Your task is to reproduce, verbatim and without pictures, the lines from the opening of the listing through the line containing "ax.set_yscale('function', functions=(fwd, inv))".

* [DATA SECTION]
___

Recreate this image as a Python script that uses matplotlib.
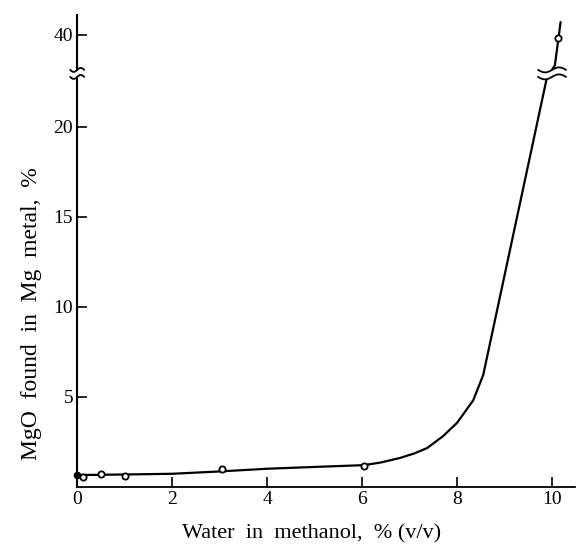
import numpy as np
import matplotlib
matplotlib.use("Agg")
import matplotlib.pyplot as plt
from matplotlib.transforms import IdentityTransform

# curve (hand drawn trend line)
curve_x = [0, 1, 2, 3, 4, 5, 6.04, 6.4, 6.8, 7.1, 7.37, 7.7, 8.0, 8.34, 8.55, 9.89, 10.06, 10.13, 10.18]
curve_y = [0.65, 0.68, 0.72, 0.85, 1.0, 1.1, 1.2, 1.35, 1.6, 1.85, 2.15, 2.8, 3.55, 4.8, 6.2, 22.7, 38.3, 39.7, 40.7]

# measured points
open_x = [0.12, 0.5, 1.0, 3.05, 6.04, 10.13]
open_y = [0.55, 0.72, 0.6, 1.0, 1.17, 39.8]
filled_x = [0.0]
filled_y = [0.66]

yticks = [5, 10, 15, 20, 40]
xticks = [0, 2, 4, 6, 8, 10]

# broken y axis: squeeze 22.7..38.1 into a small gap
brk_lo, brk_hi = 22.7, 38.1
src = [-100, brk_lo, brk_hi, 100]
dst = [-100, brk_lo, brk_lo + 0.5, 100 - (brk_hi - brk_lo) + 0.5]


def fwd(y):
    return np.interp(y, src, dst)


def inv(y):
    return np.interp(y, dst, src)


plt.rcParams['font.family'] = ['Liberation Serif', 'DejaVu Serif']

fig = plt.figure(figsize=(5.76, 5.5), dpi=100)
ax = fig.add_axes([0.134, 0.115, 0.864, 0.858])
ax.set_yscale('function', functions=(fwd, inv))

ax.plot(curve_x, curve_y, color='black', lw=1.6, solid_capstyle='round', zorder=2)
ax.plot(open_x, open_y, 'o', ms=4.5, mfc='white', mec='black', mew=1.3, zorder=3)
ax.plot(filled_x, filled_y, 'o', ms=4.5, color='black', zorder=3, clip_on=False)

ax.set_xlim(0, 10.48)
ax.set_ylim(0, 41.1)
ax.set_xticks(xticks)
ax.set_yticks(yticks)
ax.set_xticklabels([str(v) for v in xticks])
ax.set_yticklabels([str(v) for v in yticks])

for s in ['top', 'right']:
    ax.spines[s].set_visible(False)
ax.spines['left'].set_linewidth(1.5)
ax.spines['bottom'].set_linewidth(1.3)
ax.tick_params(direction='in', length=7, width=1.2, labelsize=14, pad=3)

ax.set_xlabel('Water  in  methanol,  % (v/v)', fontsize=16)
ax.set_ylabel('MgO  found  in  Mg  metal,  %', fontsize=17)
ax.xaxis.set_label_coords(0.47, -0.08)
ax.yaxis.set_label_coords(-0.07, 0.367)


# wavy break marks, drawn in pixels around a data point
def waves(xc, half_w, amp, gap):
    cx, cy_lo = ax.transData.transform((xc, brk_lo))
    _, cy_hi = ax.transData.transform((xc, brk_hi))
    cy = (cy_lo + cy_hi) / 2
    t = np.linspace(-1, 1, 40)
    xs = cx + t * half_w
    wave = amp * np.sin(np.pi * t)
    ax.fill_between(xs, cy - gap / 2 + wave, cy + gap / 2 + wave, color='white',
                    lw=0, transform=IdentityTransform(), clip_on=False, zorder=4)
    for off in (-gap / 2, gap / 2):
        ax.plot(xs, cy + off + wave, color='black', lw=1.3, solid_capstyle='round',
                transform=IdentityTransform(), clip_on=False, zorder=5)


waves(0.0, 7, 2.0, 7)
waves(10.0, 14, 2.5, 7)

fig.savefig('out.png', dpi=100)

___

* [THE REPLY]
Recreate this image as a Python script that uses matplotlib.
import numpy as np
import matplotlib
matplotlib.use("Agg")
import matplotlib.pyplot as plt
from matplotlib.transforms import IdentityTransform

# curve (hand drawn trend line)
curve_x = [0, 1, 2, 3, 4, 5, 6.04, 6.4, 6.8, 7.1, 7.37, 7.7, 8.0, 8.34, 8.55, 9.89, 10.06, 10.13, 10.18]
curve_y = [0.65, 0.68, 0.72, 0.85, 1.0, 1.1, 1.2, 1.35, 1.6, 1.85, 2.15, 2.8, 3.55, 4.8, 6.2, 22.7, 38.3, 39.7, 40.7]

# measured points
open_x = [0.12, 0.5, 1.0, 3.05, 6.04, 10.13]
open_y = [0.55, 0.72, 0.6, 1.0, 1.17, 39.8]
filled_x = [0.0]
filled_y = [0.66]

yticks = [5, 10, 15, 20, 40]
xticks = [0, 2, 4, 6, 8, 10]

# broken y axis: squeeze 22.7..38.1 into a small gap
brk_lo, brk_hi = 22.7, 38.1
src = [-100, brk_lo, brk_hi, 100]
dst = [-100, brk_lo, brk_lo + 0.5, 100 - (brk_hi - brk_lo) + 0.5]


def fwd(y):
    return np.interp(y, src, dst)


def inv(y):
    return np.interp(y, dst, src)


plt.rcParams['font.family'] = ['Liberation Serif', 'DejaVu Serif']

fig = plt.figure(figsize=(5.76, 5.5), dpi=100)
ax = fig.add_axes([0.134, 0.115, 0.864, 0.858])
ax.set_yscale('function', functions=(fwd, inv))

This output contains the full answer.